En sevdiğim yazılardan birinin başlığı: ““Edebiya(t)erapi” Mümkün mü?”. Başlığı gördüğüm anda “kesinlikle evet!” dedim. Hemen bir sürü isim geldi aklıma: John Berger, Ursula K. Leguin, Milan Kundera, Murathan Mungan, Mine Söğüt, Bilge Karasu, küçük İskender, ve daha nice isim, sadece en sevdiğim yazarlar değil, ne zaman dara düşsem en yakın dostlarım oldukları kadar en iyi terapistlerim. Sadece bu yazıda değil, kitapta pek çok yerde, psikoterapi ile edebiyatın doğasındaki yakınlığa sık sık değiniliyor.

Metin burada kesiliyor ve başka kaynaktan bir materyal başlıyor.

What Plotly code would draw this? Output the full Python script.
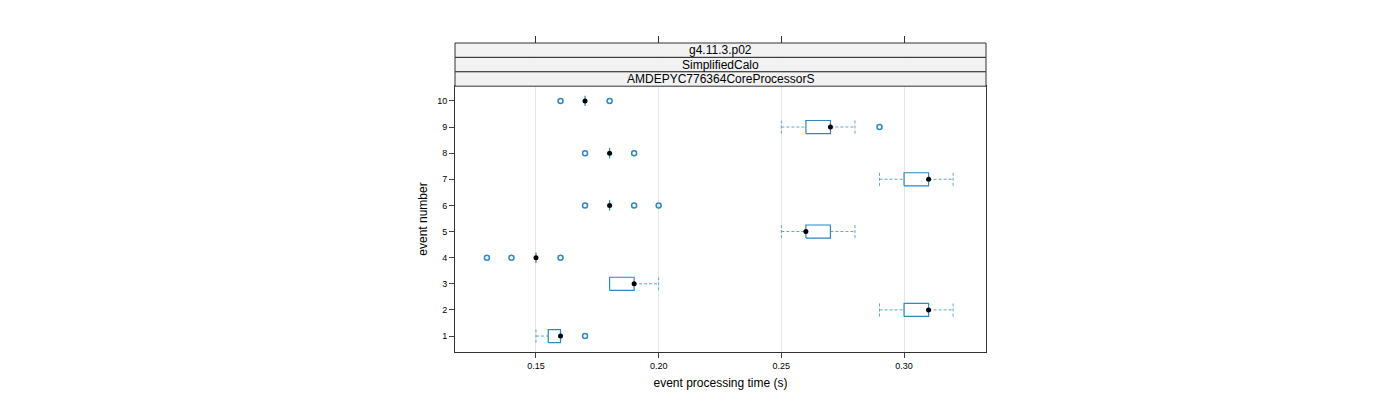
import plotly.graph_objects as go

events = [1, 2, 3, 4, 5, 6, 7, 8, 9, 10]
lo  = [0.150, 0.29, 0.18, 0.15, 0.25, 0.18, 0.29, 0.18, 0.25, 0.17]
q1  = [0.155, 0.30, 0.18, 0.15, 0.26, 0.18, 0.30, 0.18, 0.26, 0.17]
med = [0.160, 0.31, 0.19, 0.15, 0.26, 0.18, 0.31, 0.18, 0.27, 0.17]
q3  = [0.160, 0.31, 0.19, 0.15, 0.27, 0.18, 0.31, 0.18, 0.27, 0.17]
hi  = [0.160, 0.32, 0.20, 0.15, 0.28, 0.18, 0.32, 0.18, 0.28, 0.17]
outliers = {1: [0.17], 4: [0.13, 0.14, 0.16], 6: [0.17, 0.19, 0.20],
            8: [0.17, 0.19], 9: [0.29], 10: [0.16, 0.18]}
strips = ["g4.11.3.p02", "SimplifiedCalo", "AMDEPYC776364CoreProcessorS"]

BOX = "#2b88c4"
WH = "#5aa6d6"
hw = 0.25

fig = go.Figure()
bx, by, wx, wy, cx, cy = [], [], [], [], [], []
for e, a, b, m, c, d in zip(events, lo, q1, med, q3, hi):
    if c > b:
        bx += [b, c, c, b, b, None]
        by += [e - hw, e - hw, e + hw, e + hw, e - hw, None]
    else:
        bx += [m, m, None]
        by += [e - hw * 0.8, e + hw * 0.8, None]
    if b > a:
        wx += [a, b, None, a, a, None]
        wy += [e, e, None, e - hw, e + hw, None]
    if d > c:
        wx += [c, d, None, d, d, None]
        wy += [e, e, None, e - hw, e + hw, None]
fig.add_trace(go.Scatter(x=wx, y=wy, mode="lines", line=dict(color=WH, width=1, dash="3px,2px"), hoverinfo="skip"))
fig.add_trace(go.Scatter(x=bx, y=by, mode="lines", line=dict(color=BOX, width=1.2), hoverinfo="skip"))
ox, oy = [], []
for e, vals in outliers.items():
    for v in vals:
        ox.append(v); oy.append(e)
fig.add_trace(go.Scatter(x=ox, y=oy, mode="markers",
                         marker=dict(symbol="circle-open", size=5, color=BOX, line=dict(width=1.5))))
fig.add_trace(go.Scatter(x=med, y=events, mode="markers", marker=dict(color="black", size=5)))

shapes = []
sh = 14.4 / 266
top = 1 + 43 / 266
for i, s in enumerate(strips):
    y1 = top - i * sh
    shapes.append(dict(type="rect", xref="paper", yref="paper", x0=0, x1=1, y0=y1 - sh, y1=y1,
                       fillcolor="#f2f2f2", line=dict(color="#333", width=1)))
annotations = [dict(text=s, xref="paper", yref="paper", x=0.5, y=top - i * sh - sh / 2,
                    showarrow=False, font=dict(size=12, color="black"), yanchor="middle")
               for i, s in enumerate(strips)]

fig.update_layout(
    width=1400, height=400, showlegend=False,
    plot_bgcolor="white", paper_bgcolor="white",
    margin=dict(l=447, r=422, t=78, b=56),
    font=dict(family="Liberation Sans, Arial", color="black"),
    shapes=shapes, annotations=annotations,
    xaxis=dict(range=[0.117, 0.3334], tickvals=[0.15, 0.20, 0.25, 0.30],
               ticktext=["0.15", "0.20", "0.25", "0.30"], tickfont=dict(size=9),
               ticks="outside", ticklen=5, showline=True, mirror=True, linecolor="#333",
               showgrid=True, gridcolor="#e6e6e6", zeroline=False, automargin=False,
               title=dict(text="event processing time (s)", font=dict(size=12), standoff=8)),
    xaxis2=dict(range=[0.117, 0.3334], overlaying="x", side="top", tickvals=[0.15, 0.20, 0.25, 0.30],
                showticklabels=False, ticks="outside", ticklen=49, tickcolor="#333",
                showgrid=False, automargin=False),
    yaxis=dict(range=[0.39, 10.57], tickvals=events, tickfont=dict(size=9),
               ticks="outside", ticklen=5, showline=True, mirror=True, linecolor="#333",
               showgrid=False, zeroline=False, automargin=False,
               title=dict(text="event number", font=dict(size=12), standoff=6)),
)
fig.add_trace(go.Scatter(x=[None], y=[None], xaxis="x2", showlegend=False))
fig.write_html("out.html")
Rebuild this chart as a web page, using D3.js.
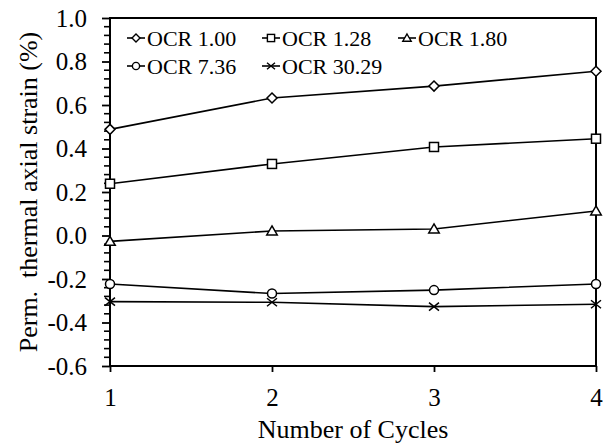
<!DOCTYPE html>
<html>
<head>
<meta charset="utf-8">
<script src="https://cdn.jsdelivr.net/npm/d3@7"></script>
<style>
  html, body { margin: 0; padding: 0; background: #fff; }
  svg { display: block; }
  svg text { font-family: "Liberation Serif", "Times New Roman", serif; }
</style>
</head>
<body>
<svg id="chart" width="605" height="443"></svg>
<script>
// Permanent thermal axial strain per heating/cooling cycle for each OCR
const cycles = [1, 2, 3, 4];
const seriesNames = ["OCR 1.00", "OCR 1.28", "OCR 1.80", "OCR 7.36", "OCR 30.29"];
const ocr100 = [0.488, 0.632, 0.687, 0.755];
const ocr128 = [0.238, 0.329, 0.407, 0.445];
const ocr180 = [-0.027, 0.021, 0.030, 0.113];
const ocr736 = [-0.223, -0.267, -0.251, -0.223];
const ocr3029 = [-0.304, -0.307, -0.327, -0.316];
const markerTypes = ["diamond", "square", "triangle", "circle", "cross"];
const yMajorTicks = [-0.6, -0.4, -0.2, 0.0, 0.2, 0.4, 0.6, 0.8, 1.0];
const xTicks = [1, 2, 3, 4];

const seriesValues = [ocr100, ocr128, ocr180, ocr736, ocr3029];

const W = 605, H = 443;
const margin = { top: 18, right: 9, bottom: 77, left: 110 };
const innerW = W - margin.left - margin.right;
const innerH = H - margin.top - margin.bottom;

const svg = d3.select("#chart");
const g = svg.append("g").attr("transform", `translate(${margin.left},${margin.top})`);

const x = d3.scaleLinear().domain([1, 4]).range([0, innerW]);
const y = d3.scaleLinear().domain([-0.6, 1.0]).range([innerH, 0]);

// Minor y ticks every 0.04
const minorTicks = d3.range(0, 41).map(i => -0.6 + i * 0.04)
  .filter(v => !yMajorTicks.some(m => Math.abs(m - v) < 1e-6));
g.append("g")
  .selectAll("line")
  .data(minorTicks)
  .join("line")
  .attr("x1", -6).attr("x2", 0)
  .attr("y1", d => y(d)).attr("y2", d => y(d))
  .attr("stroke", "#000").attr("stroke-width", 1.6);

// Left axis (plain hyphen for negatives)
const yAxis = g.append("g")
  .call(d3.axisLeft(y).tickValues(yMajorTicks)
    .tickFormat(d => (Math.abs(d) < 1e-9 ? 0 : d).toFixed(1))
    .tickSize(8).tickPadding(15));
yAxis.attr("font-family", null);
yAxis.select(".domain").remove();
yAxis.selectAll(".tick line").attr("stroke", "#000").attr("stroke-width", 1.8);
yAxis.selectAll(".tick text").attr("font-size", 25).attr("fill", "#000");

// Bottom axis
const xAxis = g.append("g")
  .attr("transform", `translate(0,${innerH})`)
  .call(d3.axisBottom(x).tickValues(xTicks).tickFormat(d3.format("d")).tickSize(6).tickPadding(16));
xAxis.attr("font-family", null);
xAxis.select(".domain").remove();
xAxis.selectAll(".tick line").attr("stroke", "#000").attr("stroke-width", 1.8);
xAxis.selectAll(".tick text").attr("font-size", 25).attr("fill", "#000");

// Frame
g.append("rect")
  .attr("x", 0).attr("y", 0).attr("width", innerW).attr("height", innerH)
  .attr("fill", "none").attr("stroke", "#000").attr("stroke-width", 2);

// Marker drawing
function drawMarker(sel, type, size) {
  const s = size;
  if (type === "diamond") {
    sel.append("path").attr("d", `M0,${-s}L${s},0L0,${s}L${-s},0Z`);
  } else if (type === "square") {
    sel.append("rect").attr("x", -s * 0.9).attr("y", -s * 0.9).attr("width", s * 1.8).attr("height", s * 1.8);
  } else if (type === "triangle") {
    sel.append("path").attr("d", `M0,${-s * 1.0}L${s * 1.05},${s * 0.8}L${-s * 1.05},${s * 0.8}Z`);
  } else if (type === "circle") {
    sel.append("circle").attr("r", s * 0.9);
  } else if (type === "cross") {
    sel.append("path").attr("d", `M${-s},${-s * 0.8}L${s},${s * 0.8}M${-s},${s * 0.8}L${s},${-s * 0.8}`);
  }
}

const line = d3.line().x((d, i) => x(cycles[i])).y(d => y(d));

seriesValues.forEach((vals, si) => {
  g.append("path")
    .datum(vals)
    .attr("d", line)
    .attr("fill", "none")
    .attr("stroke", "#000")
    .attr("stroke-width", 1.6);
  vals.forEach((v, i) => {
    const m = g.append("g")
      .attr("transform", `translate(${x(cycles[i])},${y(v)})`)
      .attr("fill", "#fff").attr("stroke", "#000").attr("stroke-width", 1.5);
    drawMarker(m, markerTypes[si], 5);
  });
});

// Legend
const legendCols = [127, 262, 398];
const legendRows = [45.5, 73.5];
seriesNames.forEach((name, i) => {
  const col = i % 3, row = Math.floor(i / 3);
  const lx = legendCols[col], ly = legendRows[row];
  const lg = svg.append("g").attr("transform", `translate(${lx},${ly})`);
  lg.append("line").attr("x1", 0).attr("x2", 18).attr("y1", -7.5).attr("y2", -7.5)
    .attr("stroke", "#000").attr("stroke-width", 1.6);
  const m = lg.append("g").attr("transform", "translate(9,-7.5)")
    .attr("fill", "#fff").attr("stroke", "#000").attr("stroke-width", 1.4);
  drawMarker(m, markerTypes[i], 4);
  lg.append("text").attr("x", 20).attr("y", 0)
    .attr("font-size", 22).attr("fill", "#000").text(name);
});

// Axis titles
svg.append("text")
  .attr("x", margin.left + innerW / 2).attr("y", 438)
  .attr("text-anchor", "middle").attr("font-size", 26).attr("fill", "#000")
  .text("Number of Cycles");

svg.append("text")
  .attr("transform", `translate(37,${margin.top + innerH / 2}) rotate(-90)`)
  .attr("text-anchor", "middle").attr("font-size", 26).attr("fill", "#000")
  .attr("xml:space", "preserve").style("white-space", "pre")
  .text("Perm.  thermal axial strain (%)");
</script>
</body>
</html>
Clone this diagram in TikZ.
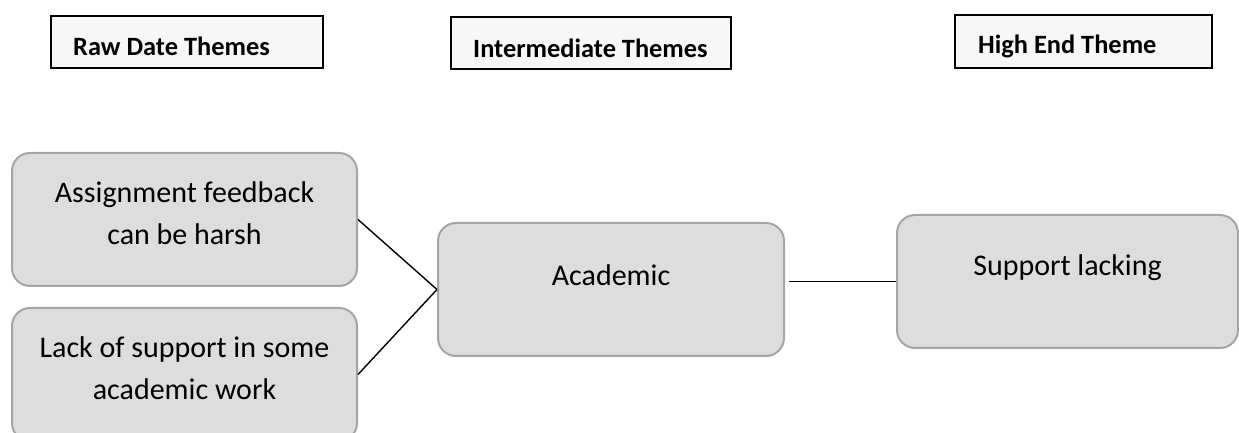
\documentclass[tikz,border=0pt]{standalone}
\usepackage{fontspec}
\setmainfont{Carlito}
\usetikzlibrary{positioning}
\definecolor{boxfill}{RGB}{221,221,221}
\definecolor{boxline}{RGB}{165,165,165}
\definecolor{headfill}{RGB}{247,247,247}
\tikzset{
  header/.style={draw=black, line width=1.5pt, fill=headfill, inner sep=0pt},
  headtext/.style={font=\fontsize{26.4}{30}\selectfont\bfseries, inner sep=0pt, anchor=base west},
  theme/.style={draw=boxline, line width=2pt, fill=boxfill, rounded corners=18pt,
    minimum width=345pt, minimum height=133pt, inner sep=0pt},
  themetext/.style={font=\fontsize{30}{42}\selectfont, align=center, inner sep=0pt},
  link/.style={draw=black, line width=1.4pt}
}
\begin{document}
\begin{tikzpicture}[x=1pt,y=1pt]
  \useasboundingbox (0,0) rectangle (1239,433);
  % column headers
  \node[header, minimum width=272pt, minimum height=52pt] (rawhead) at (187,391) {};
  \node[header, minimum width=280pt, minimum height=52pt] (midhead) at (591,390) {};
  \node[header, minimum width=257pt, minimum height=53pt] (highhead) at (1083.5,391.5) {};
  \node[headtext] (rawtext) at (73,377) {Raw Date Themes};
  \node[headtext] (midtext) at (473,375) {Intermediate Themes};
  \node[headtext] (hightext) at (978,379) {High End Theme};
  % theme boxes
  \node[theme] (feedback) at (184.5,213.5) {};
  \node[theme] (support) at (184.5,58.5) {};
  \node[theme, minimum width=346pt] (academic) at (611,143.5) {};
  \node[theme, minimum width=341pt] (lacking) at (1067.5,151.5) {};
  \node[themetext] (feedbacktext) at ([yshift=6pt]feedback.center) {Assignment feedback\\can be harsh};
  \node[themetext] (supporttext) at ([yshift=6pt]support.center) {Lack of support in some\\academic work};
  \node[themetext] (academictext) at ([yshift=14pt]academic.center) {Academic};
  \node[themetext] (lackingtext) at ([yshift=14pt]lacking.center) {Support lacking};
  % links
  \draw[link] (feedback.east) -- (academic.west);
  \draw[link] (support.east) -- (academic.west);
  \draw[link] ([xshift=4pt]academic.east |- lacking.west) -- (lacking.west);
\end{tikzpicture}
\end{document}
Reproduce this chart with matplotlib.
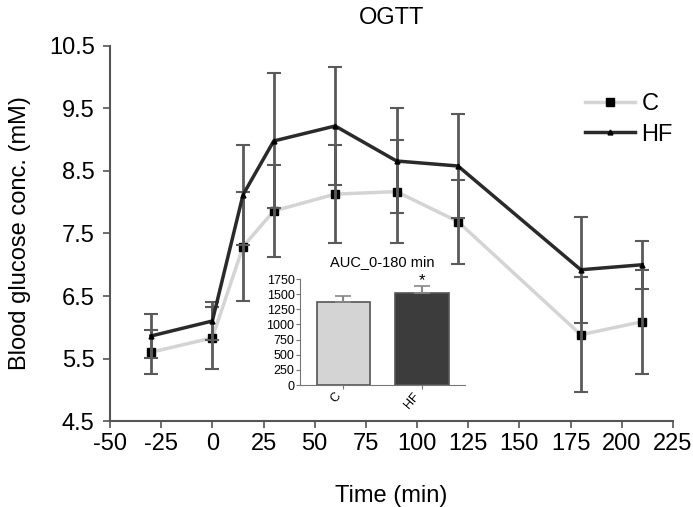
import numpy as np
import matplotlib.pyplot as plt

plt.rcParams['font.family'] = ['Liberation Sans', 'DejaVu Sans']
plt.rcParams['axes.unicode_minus'] = False

# OGTT time course
time = [-30, 0, 15, 30, 60, 90, 120, 180, 210]
c_mean = [5.60, 5.83, 7.29, 7.86, 8.13, 8.17, 7.69, 5.88, 6.09]
c_err = [0.35, 0.50, 0.87, 0.73, 0.78, 0.82, 0.67, 0.92, 0.83]
hf_mean = [5.86, 6.10, 8.12, 8.98, 9.22, 8.66, 8.58, 6.92, 7.00]
hf_err = [0.35, 0.30, 0.80, 1.08, 0.94, 0.84, 0.83, 0.85, 0.38]

# AUC inset
auc_groups = ['C', 'HF']
auc_mean = [1365, 1525]
auc_err = [110, 110]

x_ticks = np.arange(-50, 226, 25)
y_ticks = np.arange(4.5, 10.6, 1.0)
auc_ticks = np.arange(0, 1751, 250)

fig = plt.figure(figsize=(6.93, 5.07), dpi=100)
ax = fig.add_axes([0.1587, 0.1696, 0.8123, 0.7397])

err_col = '#5a5a5a'
ax.errorbar(time, c_mean, yerr=c_err, fmt='none', ecolor=err_col, elinewidth=2, capsize=5, capthick=1.5, zorder=3)
ax.errorbar(time, hf_mean, yerr=hf_err, fmt='none', ecolor=err_col, elinewidth=2, capsize=5, capthick=1.5, zorder=3)
ax.plot(time, c_mean, color='#d4d4d4', lw=2.5, marker='s', ms=6, mfc='black', mec='black', label='C', zorder=2)
ax.plot(time, hf_mean, color='#2a2a2a', lw=2.5, marker='^', ms=3.5, mfc='black', mec='black', label='HF', zorder=4)

ax.set_xlim(-50, 225)
ax.set_ylim(4.5, 10.5)
ax.set_xticks(x_ticks)
ax.set_yticks(y_ticks)
ax.set_yticklabels([f'{v:.1f}' for v in y_ticks])
for s in ['top', 'right']:
    ax.spines[s].set_visible(False)
for s in ['left', 'bottom']:
    ax.spines[s].set_color('#555555')
    ax.spines[s].set_linewidth(1.5)
ax.tick_params(direction='out', length=5, width=1.2, color='#555555', labelsize=17)
ax.tick_params(axis='y', pad=6)
ax.set_xlabel('Time (min)', fontsize=17, labelpad=22)
ax.set_ylabel('Blood glucose conc. (mM)', fontsize=17, labelpad=13)
ax.set_title('OGTT', fontsize=17, pad=16)

leg = ax.legend(loc='upper left', bbox_to_anchor=(0.806, 0.93), frameon=False,
                fontsize=17, handlelength=2.1, labelspacing=0.35, handletextpad=0.3,
                borderpad=0.4)

# inset bar chart
ins = fig.add_axes([0.433, 0.2406, 0.238, 0.2091])
ins.bar([0, 1], auc_mean, width=0.68, color=['#d4d4d4', '#3c3c3c'], edgecolor='#555555', lw=1.2)
ins.errorbar([0, 1], auc_mean, yerr=[[0, 0], auc_err], fmt='none', ecolor='#888888', elinewidth=1.5, capsize=6, capthick=1.2)
ins.text(1, 1600, '*', ha='center', va='bottom', fontsize=12)
ins.set_xlim(-0.55, 1.55)
ins.set_ylim(0, 1750)
ins.set_yticks(auc_ticks)
ins.set_xticks([0, 1])
ins.set_xticklabels(auc_groups, rotation=50, ha='right', fontsize=9)
for s in ['top', 'right']:
    ins.spines[s].set_visible(False)
for s in ['left', 'bottom']:
    ins.spines[s].set_color('#777777')
ins.tick_params(direction='out', length=3, color='#777777', labelsize=9, pad=1)
ins.set_title('AUC_0-180 min', fontsize=10.5, pad=9)
ins.patch.set_alpha(0)

fig.savefig('out.png', dpi=100)
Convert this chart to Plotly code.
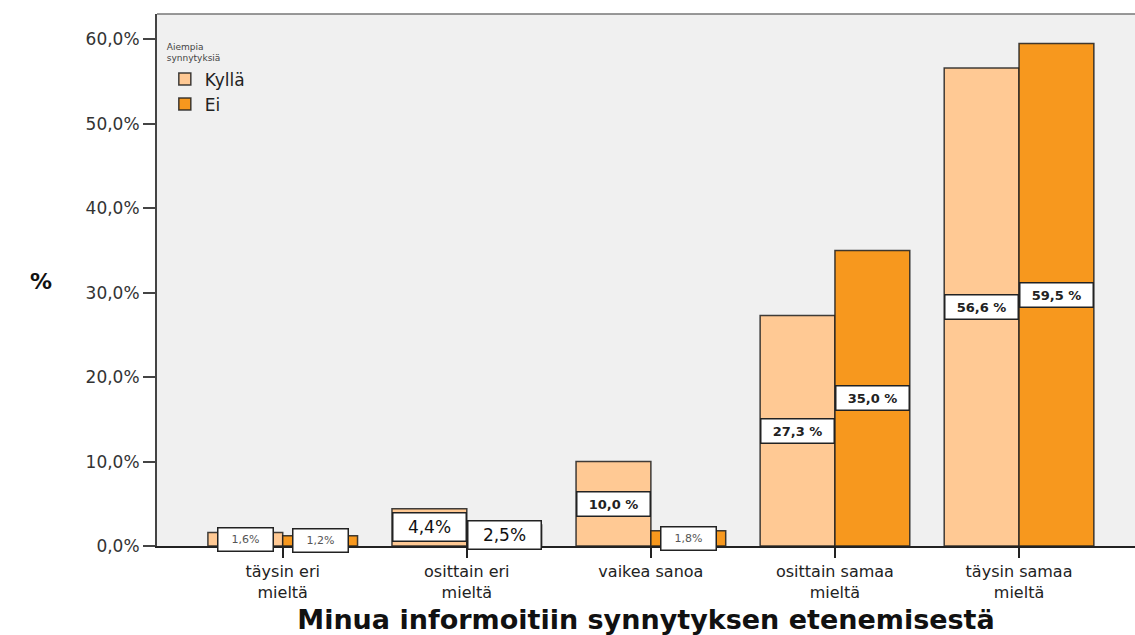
import plotly.graph_objects as go

categories = ["täysin eri<br>mieltä", "osittain eri<br>mieltä", "vaikea sanoa",
              "osittain samaa<br>mieltä", "täysin samaa<br>mieltä"]
series_names = ["Kyllä", "Ei"]
kylla = [1.6, 4.4, 10.0, 27.3, 56.6]
ei = [1.2, 2.5, 1.8, 35.0, 59.5]
y_ticks = [0, 10, 20, 30, 40, 50, 60]
y_tick_labels = ["0,0%", "10,0%", "20,0%", "30,0%", "40,0%", "50,0%", "60,0%"]
colors = ["#FFC994", "#F7981E"]

FONT = "DejaVu Sans"
BARGAP = 0.187

fig = go.Figure()
for name, vals, col in zip(series_names, [kylla, ei], colors):
    fig.add_trace(go.Bar(
        x=categories, y=vals, name=name,
        marker=dict(color=col, line=dict(color="rgba(30,30,30,0.85)", width=1.5)),
    ))

# value labels
half = (1 - BARGAP) / 4
for si, vals in enumerate([kylla, ei]):
    off = -half if si == 0 else half
    for i, v in enumerate(vals):
        txt = f"{v:.1f}".replace(".", ",")
        if v < 2:
            kw = dict(text=txt + "%", width=52, height=20,
                      font=dict(family=FONT, size=11, color="#555"))
        elif v < 5:
            kw = dict(text=txt + "%", width=70, height=25,
                      font=dict(family=FONT, size=17, color="#111"))
        else:
            kw = dict(text="<b>" + txt + " %</b>", width=70, height=21,
                      font=dict(family=FONT, size=13, color="#222"))
        fig.add_annotation(x=i + off, y=v / 2, xref="x", yref="y", showarrow=False,
                           bgcolor="white", bordercolor="#222", borderwidth=1.5,
                           borderpad=1, **kw)

PLOT_H = 635 - 14 - 85
fig.add_annotation(x=(28 - 157) / 978, y=(549 - 283) / PLOT_H, xref="paper", yref="paper",
                   text="<b>%</b>", showarrow=False,
                   font=dict(family=FONT, size=22, color="#111"))

fig.update_layout(
    width=1135, height=635,
    margin=dict(l=157, r=0, t=14, b=85),
    paper_bgcolor="white", plot_bgcolor="#F0F0F0",
    barmode="group", bargap=BARGAP, bargroupgap=0,
    font=dict(family=FONT, color="#333"),
    showlegend=True,
    legend=dict(x=0.008, y=0.955, xanchor="left", yanchor="top",
                bgcolor="rgba(0,0,0,0)",
                title=dict(text="Aiempia<br>synnytyksiä", font=dict(size=9, color="#444"), side="top"),
                font=dict(size=17, color="#222"), itemwidth=30, tracegroupgap=0),
    xaxis=dict(range=[-0.683, 4.63], showline=True, linecolor="#222", linewidth=1.5,
               ticks="outside", ticklen=10, tickcolor="#222", tickwidth=1.5,
               tickfont=dict(family=FONT, size=16, color="#222"), showgrid=False,
               title=dict(text="<b>Minua informoitiin synnytyksen etenemisestä</b>",
                          font=dict(family=FONT, size=27, color="#111"), standoff=14)),
    yaxis=dict(range=[0, 63], tickvals=y_ticks, ticktext=y_tick_labels,
               showline=True, linecolor="#444", linewidth=2, mirror=False,
               ticks="outside", ticklen=12, tickcolor="#444", tickwidth=2,
               tickfont=dict(family=FONT, size=17, color="#333"), showgrid=False,
               zeroline=False),
    shapes=[dict(type="line", xref="paper", yref="paper", x0=0, x1=1, y0=1, y1=1,
                 line=dict(color="#777", width=1.5))],
)

fig.write_html("out.html")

Ya Hiç Karşılaşmasaydık’ın sayfalarından ellerim kollarım dolu dolu çıkıyorum. Ama “özen” kelimesi her şeyin önüne geçiyor kitabı tamamlarken. Yaşama, kendimize, ilişkilerimize, her şeye özen göstermek, özenle yaklaşmak meselesinin altı kalın çizgilerle çiziliyor zihnimde. Yani bir şiir gibi yaşamak. Ya Hiç Karşılaşmasaydık, o şiiri nasıl yazabileceğimize dair bir yol gösterici olabilir bence.
“Karşılaşmalar sürdükçe başlangıçlar da hep kaçınılmaz olacaktır.” diyerek sonlanıyor kitap.